> [TASK BRIEF]:
Set each record down exactly, excluding all images.

-- BEGIN RECORD LIST --

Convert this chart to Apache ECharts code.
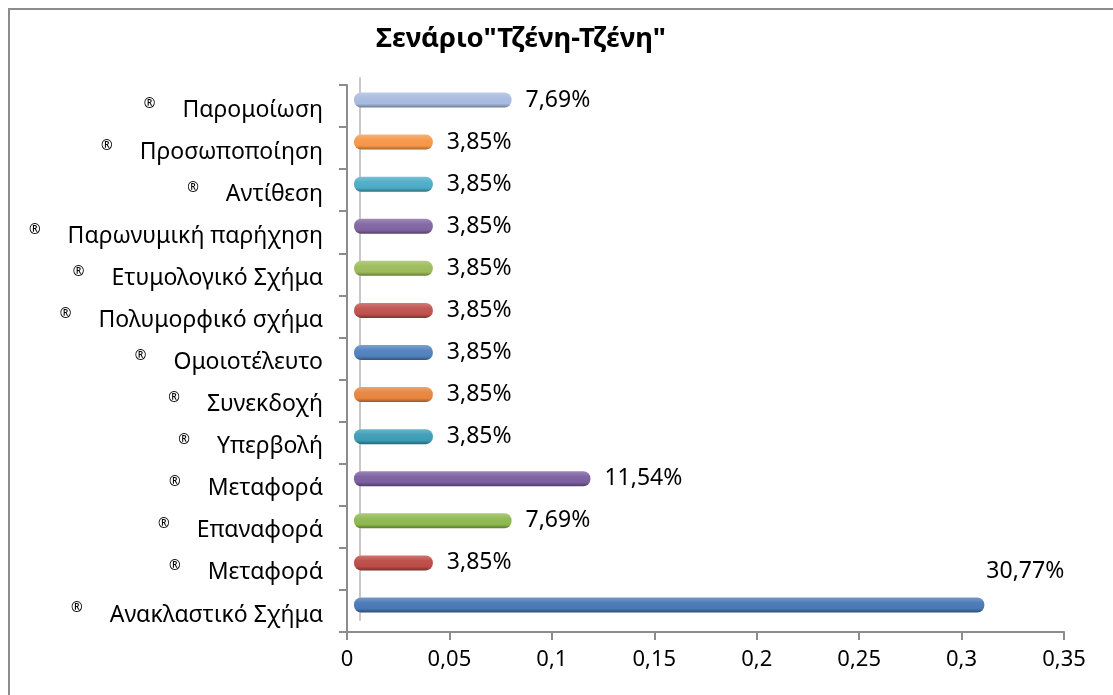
<!DOCTYPE html>
<html>
<head>
<meta charset="utf-8">
<script src="https://cdn.jsdelivr.net/npm/echarts@6/dist/echarts.min.js"></script>
<style>
html,body{margin:0;padding:0;background:#fff;}
#chart{width:1113px;height:695px;}
</style>
</head>
<body>
<div id="chart"></div>
<script>
const titleText = 'Σενάριο"Τζένη-Τζένη"';
const categories = ['Παρομοίωση','Προσωποποίηση','Αντίθεση','Παρωνυμική παρήχηση','Ετυμολογικό Σχήμα','Πολυμορφικό σχήμα','Ομοιοτέλευτο','Συνεκδοχή','Υπερβολή','Μεταφορά','Επαναφορά','Μεταφορά','Ανακλαστικό Σχήμα'];
const values = [0.0769,0.0385,0.0385,0.0385,0.0385,0.0385,0.0385,0.0385,0.0385,0.1154,0.0769,0.0385,0.3077];
const xTicks = [0,0.05,0.1,0.15,0.2,0.25,0.3,0.35];
const barColors = ['#A7BADF','#F79646','#4BACC6','#8064A2','#9BBB59','#C0504D','#4F81BD','#E6843C','#3B9CB5','#7A5EA0','#8CB84E','#BD4A45','#4777B5'];

function shade(hex, f){
  const n = parseInt(hex.slice(1),16);
  let r=(n>>16)&255,g=(n>>8)&255,b=n&255;
  if(f>0){r=r+(255-r)*f;g=g+(255-g)*f;b=b+(255-b)*f;}
  else{r=r*(1+f);g=g*(1+f);b=b*(1+f);}
  return 'rgb('+Math.round(r)+','+Math.round(g)+','+Math.round(b)+')';
}
function fmtPct(v){return (v*100).toFixed(2).replace('.',',')+'%';}

const font = 'Noto Sans';
const chart = echarts.init(document.getElementById('chart'));
const barData = values.map((v,i)=>{
  const c = barColors[i];
  const item = {
    value: v,
    itemStyle:{
      color:{type:'linear',x:0,y:0,x2:0,y2:1,colorStops:[
        {offset:0,color:shade(c,0.25)},
        {offset:0.35,color:shade(c,0.05)},
        {offset:0.75,color:c},
        {offset:1,color:shade(c,-0.35)}
      ]},
      borderRadius:7
    }
  };
  if(i===values.length-1){
    item.label = {position:'right', offset:[-12,-34]};
  }
  return item;
});

chart.setOption({
  animation:false,
  backgroundColor:'#fff',
  graphic:[{type:'rect',shape:{x:9,y:9,width:1200,height:800},style:{fill:'none',stroke:'#8c8c8c',lineWidth:2},silent:true}],
  title:{text:titleText,left:371,top:20,textStyle:{fontFamily:font,fontSize:27.5,fontWeight:'bold',color:'#000'}},
  grid:[
    {left:347,right:49,top:85,bottom:63},
    {left:354,right:42,top:79,bottom:69},
    {left:360,right:42,top:78,bottom:75}
  ],
  xAxis:[
    {gridIndex:0,type:'value',min:0,max:0.35,interval:0.05,
     axisLine:{show:true,lineStyle:{color:'#8c8c8c',width:2}},
     axisTick:{show:true,length:8,lineStyle:{color:'#8c8c8c',width:2}},
     splitLine:{show:false},
     axisLabel:{margin:17,fontFamily:font,fontSize:22,color:'#000',formatter:v=>String(+v.toFixed(2)).replace('.',',')}},
    {gridIndex:1,type:'value',min:0,max:0.35,show:false},
    {gridIndex:2,type:'value',min:0,max:0.35,show:false}
  ],
  yAxis:[
    {gridIndex:0,type:'category',inverse:true,data:categories,
     axisLine:{show:true,lineStyle:{color:'#8c8c8c',width:2}},
     axisTick:{show:true,length:8,lineStyle:{color:'#8c8c8c',width:2}},
     axisLabel:{margin:24,formatter:v=>'{r|®}{t|'+v+'}',
       rich:{r:{fontFamily:font,fontSize:14,color:'#000',padding:[6,27,0,0],verticalAlign:'top'},
             t:{fontFamily:font,fontSize:23,color:'#000',padding:[8,0,0,0]}}}},
    {gridIndex:1,type:'category',inverse:true,data:categories,show:false},
    {gridIndex:2,type:'category',inverse:true,data:categories,
     axisLine:{show:true,lineStyle:{color:'#c8c8c8',width:2}},axisTick:{show:false},axisLabel:{show:false}}
  ],
  series:[{
    type:'bar',xAxisIndex:1,yAxisIndex:1,barWidth:15,
    data:barData,
    label:{show:true,position:'right',distance:14,fontFamily:font,fontSize:23,color:'#000',formatter:p=>fmtPct(p.value)}
  }]
});
</script>
</body>
</html>
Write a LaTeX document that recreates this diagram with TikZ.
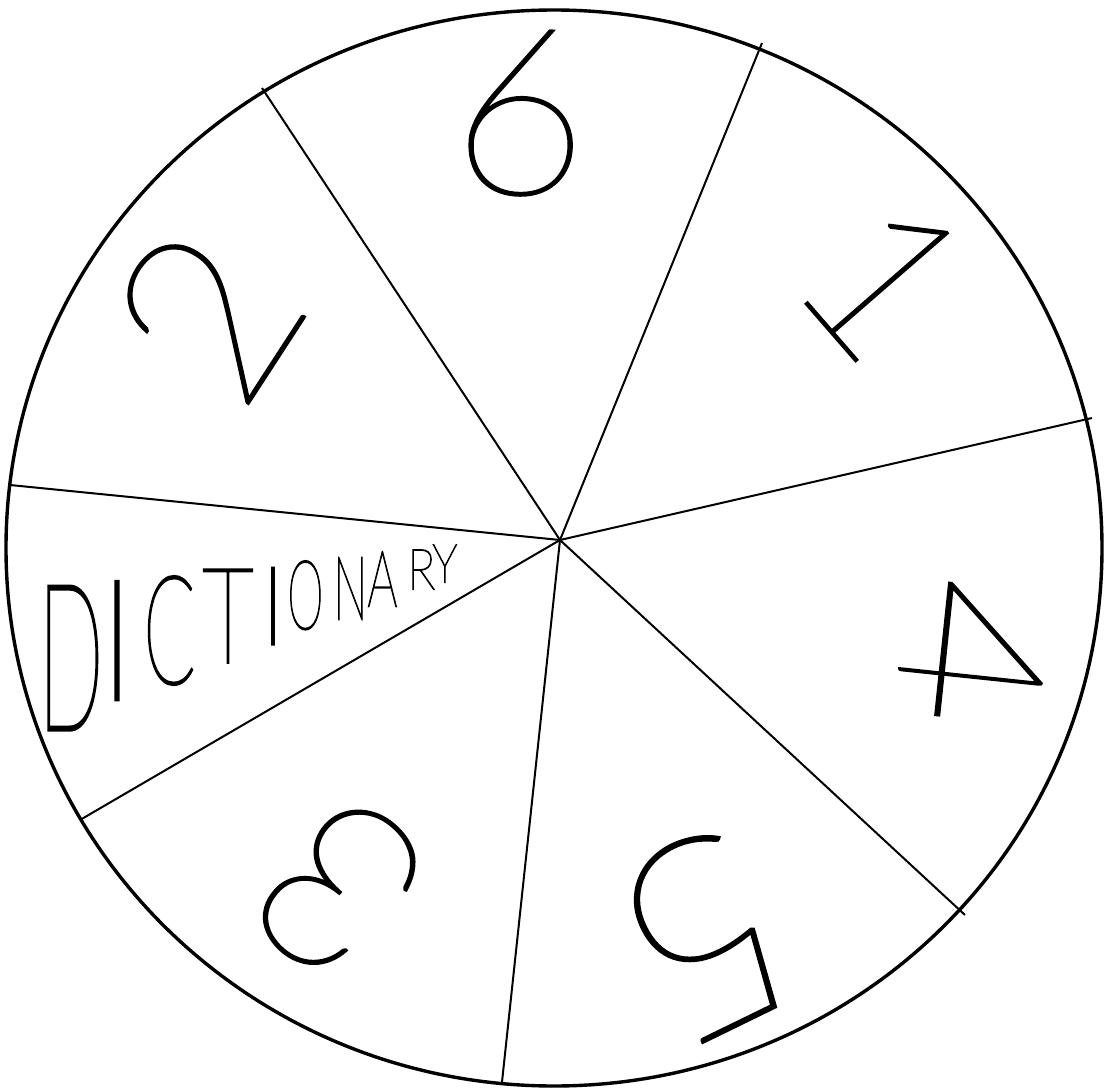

-- END RECORD LIST --

> [RESPONSE TO THE EXERCISE]:
Convert this chart to Apache ECharts code.
<!DOCTYPE html>
<html>
<head>
<meta charset="utf-8">
<script src="https://cdn.jsdelivr.net/npm/echarts@6/dist/echarts.min.js"></script>
<style>
html,body{margin:0;padding:0;background:#fff;}
#chart{width:1113px;height:695px;}
</style>
</head>
<body>
<div id="chart"></div>
<script>
const titleText = 'Σενάριο"Τζένη-Τζένη"';
const categories = ['Παρομοίωση','Προσωποποίηση','Αντίθεση','Παρωνυμική παρήχηση','Ετυμολογικό Σχήμα','Πολυμορφικό σχήμα','Ομοιοτέλευτο','Συνεκδοχή','Υπερβολή','Μεταφορά','Επαναφορά','Μεταφορά','Ανακλαστικό Σχήμα'];
const values = [0.0769,0.0385,0.0385,0.0385,0.0385,0.0385,0.0385,0.0385,0.0385,0.1154,0.0769,0.0385,0.3077];
const xTicks = [0,0.05,0.1,0.15,0.2,0.25,0.3,0.35];
const barColors = ['#A7BADF','#F79646','#4BACC6','#8064A2','#9BBB59','#C0504D','#4F81BD','#E6843C','#3B9CB5','#7A5EA0','#8CB84E','#BD4A45','#4777B5'];

function shade(hex, f){
  const n = parseInt(hex.slice(1),16);
  let r=(n>>16)&255,g=(n>>8)&255,b=n&255;
  if(f>0){r=r+(255-r)*f;g=g+(255-g)*f;b=b+(255-b)*f;}
  else{r=r*(1+f);g=g*(1+f);b=b*(1+f);}
  return 'rgb('+Math.round(r)+','+Math.round(g)+','+Math.round(b)+')';
}
function fmtPct(v){return (v*100).toFixed(2).replace('.',',')+'%';}

const font = 'Noto Sans';
const chart = echarts.init(document.getElementById('chart'));
const barData = values.map((v,i)=>{
  const c = barColors[i];
  const item = {
    value: v,
    itemStyle:{
      color:{type:'linear',x:0,y:0,x2:0,y2:1,colorStops:[
        {offset:0,color:shade(c,0.25)},
        {offset:0.35,color:shade(c,0.05)},
        {offset:0.75,color:c},
        {offset:1,color:shade(c,-0.35)}
      ]},
      borderRadius:7
    }
  };
  if(i===values.length-1){
    item.label = {position:'right', offset:[-12,-34]};
  }
  return item;
});

chart.setOption({
  animation:false,
  backgroundColor:'#fff',
  graphic:[{type:'rect',shape:{x:9,y:9,width:1200,height:800},style:{fill:'none',stroke:'#8c8c8c',lineWidth:2},silent:true}],
  title:{text:titleText,left:371,top:20,textStyle:{fontFamily:font,fontSize:27.5,fontWeight:'bold',color:'#000'}},
  grid:[
    {left:347,right:49,top:85,bottom:63},
    {left:354,right:42,top:79,bottom:69},
    {left:360,right:42,top:78,bottom:75}
  ],
  xAxis:[
    {gridIndex:0,type:'value',min:0,max:0.35,interval:0.05,
     axisLine:{show:true,lineStyle:{color:'#8c8c8c',width:2}},
     axisTick:{show:true,length:8,lineStyle:{color:'#8c8c8c',width:2}},
     splitLine:{show:false},
     axisLabel:{margin:17,fontFamily:font,fontSize:22,color:'#000',formatter:v=>String(+v.toFixed(2)).replace('.',',')}},
    {gridIndex:1,type:'value',min:0,max:0.35,show:false},
    {gridIndex:2,type:'value',min:0,max:0.35,show:false}
  ],
  yAxis:[
    {gridIndex:0,type:'category',inverse:true,data:categories,
     axisLine:{show:true,lineStyle:{color:'#8c8c8c',width:2}},
     axisTick:{show:true,length:8,lineStyle:{color:'#8c8c8c',width:2}},
     axisLabel:{margin:24,formatter:v=>'{r|®}{t|'+v+'}',
       rich:{r:{fontFamily:font,fontSize:14,color:'#000',padding:[6,27,0,0],verticalAlign:'top'},
             t:{fontFamily:font,fontSize:23,color:'#000',padding:[8,0,0,0]}}}},
    {gridIndex:1,type:'category',inverse:true,data:categories,show:false},
    {gridIndex:2,type:'category',inverse:true,data:categories,
     axisLine:{show:true,lineStyle:{color:'#c8c8c8',width:2}},axisTick:{show:false},axisLabel:{show:false}}
  ],
  series:[{
    type:'bar',xAxisIndex:1,yAxisIndex:1,barWidth:15,
    data:barData,
    label:{show:true,position:'right',distance:14,fontFamily:font,fontSize:23,color:'#000',formatter:p=>fmtPct(p.value)}
  }]
});
</script>
</body>
</html>
Write a LaTeX document that recreates this diagram with TikZ.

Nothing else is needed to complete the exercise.